Task requirements:
Copy out every line that contains "this".
—————
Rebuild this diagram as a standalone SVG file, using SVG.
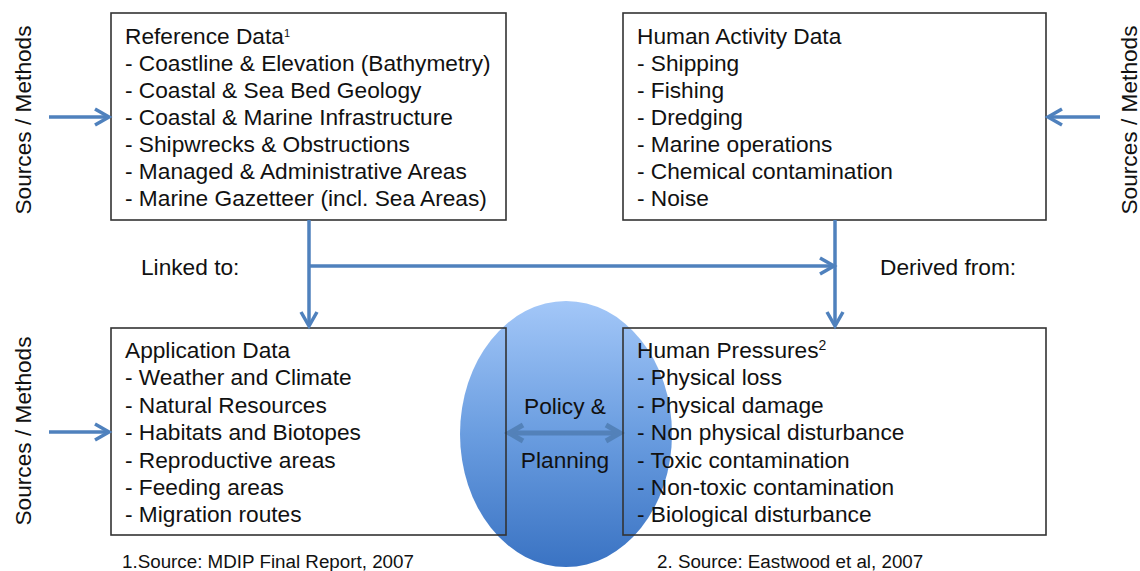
<svg xmlns="http://www.w3.org/2000/svg" width="1140" height="571" viewBox="0 0 1140 571">
  <style>
    text { font-family: "Liberation Sans", Arial, sans-serif; fill: #111; }
    .t { font-size: 22.7px; }
    .fn { font-size: 18.8px; }
    .box { fill: none; stroke: #333; stroke-width: 1.6; }
    .conn { fill: none; stroke: #4f81bd; stroke-width: 3.5; }
  </style>
  <defs>
    <marker id="arr" markerUnits="userSpaceOnUse" markerWidth="30" markerHeight="30" viewBox="-20 -15 30 30" refX="0" refY="0" orient="auto">
      <path d="M-14,-8 L0,0 L-14,8" fill="none" stroke="#4f81bd" stroke-width="3.5" stroke-linejoin="miter"/>
    </marker>
    <linearGradient id="eg" x1="0" y1="0" x2="0" y2="1">
      <stop offset="0" stop-color="#a3c7f8"/>
      <stop offset="0.5" stop-color="#6a9de0"/>
      <stop offset="1" stop-color="#3a73c3"/>
    </linearGradient>
  </defs>
  <rect width="1140" height="571" fill="#fff"/>

  <g id="policy">
    <ellipse cx="566" cy="434" rx="106" ry="133" fill="url(#eg)"/>
    <g fill="none" stroke="#4f7db3" stroke-width="5" opacity="0.85">
      <path d="M512,433 L617,433"/>
      <path d="M523,425 L509,433 L523,441"/>
      <path d="M606,425 L620,433 L606,441"/>
    </g>
    <text class="t" x="565" y="414" text-anchor="middle">Policy &amp;</text>
    <text class="t" x="565" y="468" text-anchor="middle">Planning</text>
  </g>

  <g id="reference-data">
    <rect class="box" x="111" y="13" width="395" height="207"/>
    <text class="t" x="125" y="44">Reference Data<tspan font-size="11" dy="-7">1</tspan></text>
    <text class="t" x="125" y="71">- Coastline &amp; Elevation (Bathymetry)</text>
    <text class="t" x="125" y="98">- Coastal &amp; Sea Bed Geology</text>
    <text class="t" x="125" y="125">- Coastal &amp; Marine Infrastructure</text>
    <text class="t" x="125" y="152">- Shipwrecks &amp; Obstructions</text>
    <text class="t" x="125" y="179">- Managed &amp; Administrative Areas</text>
    <text class="t" x="125" y="206">- Marine Gazetteer (incl. Sea Areas)</text>
  </g>

  <g id="human-activity-data">
    <rect class="box" x="623" y="13" width="423" height="207"/>
    <text class="t" x="637" y="44">Human Activity Data</text>
    <text class="t" x="637" y="71">- Shipping</text>
    <text class="t" x="637" y="98">- Fishing</text>
    <text class="t" x="637" y="125">- Dredging</text>
    <text class="t" x="637" y="152">- Marine operations</text>
    <text class="t" x="637" y="179">- Chemical contamination</text>
    <text class="t" x="637" y="206">- Noise</text>
  </g>

  <g id="application-data">
    <rect class="box" x="111" y="328" width="395" height="207"/>
    <text class="t" x="125" y="358">Application Data</text>
    <text class="t" x="125" y="385">- Weather and Climate</text>
    <text class="t" x="125" y="413">- Natural Resources</text>
    <text class="t" x="125" y="440">- Habitats and Biotopes</text>
    <text class="t" x="125" y="468">- Reproductive areas</text>
    <text class="t" x="125" y="495">- Feeding areas</text>
    <text class="t" x="125" y="522">- Migration routes</text>
  </g>

  <g id="human-pressures">
    <rect class="box" x="623" y="328" width="423" height="207"/>
    <text class="t" x="637" y="358">Human Pressures<tspan font-size="14" dy="-8">2</tspan></text>
    <text class="t" x="637" y="385">- Physical loss</text>
    <text class="t" x="637" y="413">- Physical damage</text>
    <text class="t" x="637" y="440">- Non physical disturbance</text>
    <text class="t" x="637" y="468">- Toxic contamination</text>
    <text class="t" x="637" y="495">- Non-toxic contamination</text>
    <text class="t" x="637" y="522">- Biological disturbance</text>
  </g>

  <g id="connectors">
    <line class="conn" x1="309" y1="220" x2="309" y2="326" marker-end="url(#arr)"/>
    <line class="conn" x1="309" y1="266" x2="834" y2="266" marker-end="url(#arr)"/>
    <line class="conn" x1="835" y1="220" x2="835" y2="326" marker-end="url(#arr)"/>
    <line class="conn" x1="49" y1="117" x2="109" y2="117" marker-end="url(#arr)"/>
    <line class="conn" x1="1100" y1="117" x2="1048" y2="117" marker-end="url(#arr)"/>
    <line class="conn" x1="49" y1="432" x2="109" y2="432" marker-end="url(#arr)"/>
  </g>

  <g id="labels">
    <text class="t" x="141" y="275">Linked to:</text>
    <text class="t" x="880" y="275">Derived from:</text>
    <text class="t" transform="translate(31,120) rotate(-90)" text-anchor="middle">Sources / Methods</text>
    <text class="t" transform="translate(31,431) rotate(-90)" text-anchor="middle">Sources / Methods</text>
    <text class="t" transform="translate(1137,120) rotate(-90)" text-anchor="middle">Sources / Methods</text>
    <text class="fn" x="122" y="568">1.Source: MDIP Final Report, 2007</text>
    <text class="fn" x="657" y="568">2. Source: Eastwood et al, 2007</text>
  </g>
</svg>
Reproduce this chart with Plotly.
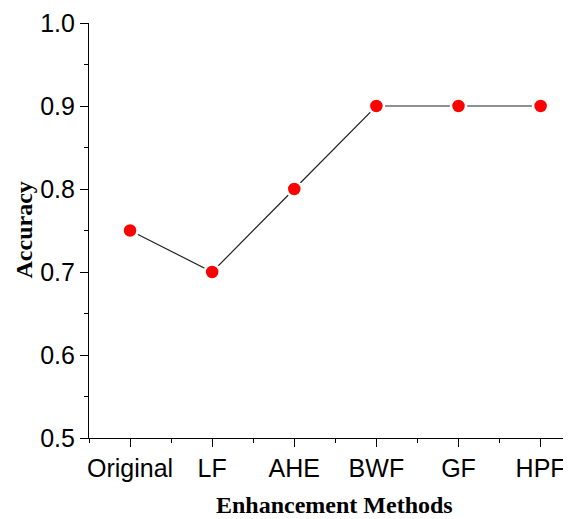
import plotly.graph_objects as go

methods = ["Original", "LF", "AHE", "BWF", "GF", "HPF"]
accuracy = [0.75, 0.70, 0.80, 0.90, 0.90, 0.90]
y_ticks = [0.5, 0.6, 0.7, 0.8, 0.9, 1.0]
y_ticktext = ["0.5", "0.6", "0.7", "0.8", "0.9", "1.0"]

xpos = list(range(len(methods)))

# page body adds an 8px offset; plot area placed so the screenshot matches
L, T, B, R = 81, 15, 81, 8
W, H = 571, 511
pw, ph = W - L - R, H - T - B

fig = go.Figure()
fig.add_trace(go.Scatter(
    x=xpos, y=accuracy, mode="lines+markers",
    line=dict(color="#222222", width=1.2),
    marker=dict(color="#ff0000", size=15, line=dict(color="white", width=2.5)),
    showlegend=False, cliponaxis=False,
))

fig.update_layout(
    width=W, height=H,
    margin=dict(l=L, r=R, t=T, b=B, autoexpand=False),
    plot_bgcolor="white", paper_bgcolor="white",
    font=dict(family="Liberation Sans, Arial", size=25, color="black"),
    annotations=[
        dict(text="<b>Enhancement Methods</b>", xref="paper", yref="paper",
             x=(335 - 89.5) / pw, y=-(505 - 438) / ph,
             xanchor="center", yanchor="middle", showarrow=False,
             font=dict(family="Liberation Serif, Times New Roman", size=24, color="black")),
        dict(text="<b>Accuracy</b>", xref="paper", yref="paper",
             x=-(89.5 - 24) / pw, y=(438 - 230) / ph,
             xanchor="center", yanchor="middle", showarrow=False, textangle=-90,
             font=dict(family="Liberation Serif, Times New Roman", size=24, color="black")),
    ],
)
fig.update_xaxes(
    range=[-0.5, 5.37], tickmode="array", tickvals=xpos, ticktext=methods,
    automargin=False,
    showline=True, linecolor="black", linewidth=1.2, mirror=False,
    ticks="outside", ticklen=8, tickwidth=1.2, tickcolor="black",
    minor=dict(dtick=0.5, tick0=-0.5, ticks="outside", ticklen=4, tickwidth=1.2, tickcolor="black", showgrid=False),
    showgrid=False, zeroline=False,
    tickfont=dict(family="Liberation Sans, Arial", size=25, color="black"),
)
fig.update_yaxes(
    range=[0.5, 1.0], tickmode="array", tickvals=y_ticks, ticktext=y_ticktext,
    automargin=False,
    showline=True, linecolor="black", linewidth=1.2, mirror=False,
    ticks="outside", ticklen=8, tickwidth=1.2, tickcolor="black",
    minor=dict(dtick=0.05, tick0=0.5, ticks="outside", ticklen=4, tickwidth=1.2, tickcolor="black", showgrid=False),
    showgrid=False, zeroline=False,
    tickfont=dict(family="Liberation Sans, Arial", size=25, color="black"),
)

fig.write_html("out.html")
—————
Response:
Rebuild this diagram as a standalone SVG file, using SVG.
Reproduce this chart with Plotly.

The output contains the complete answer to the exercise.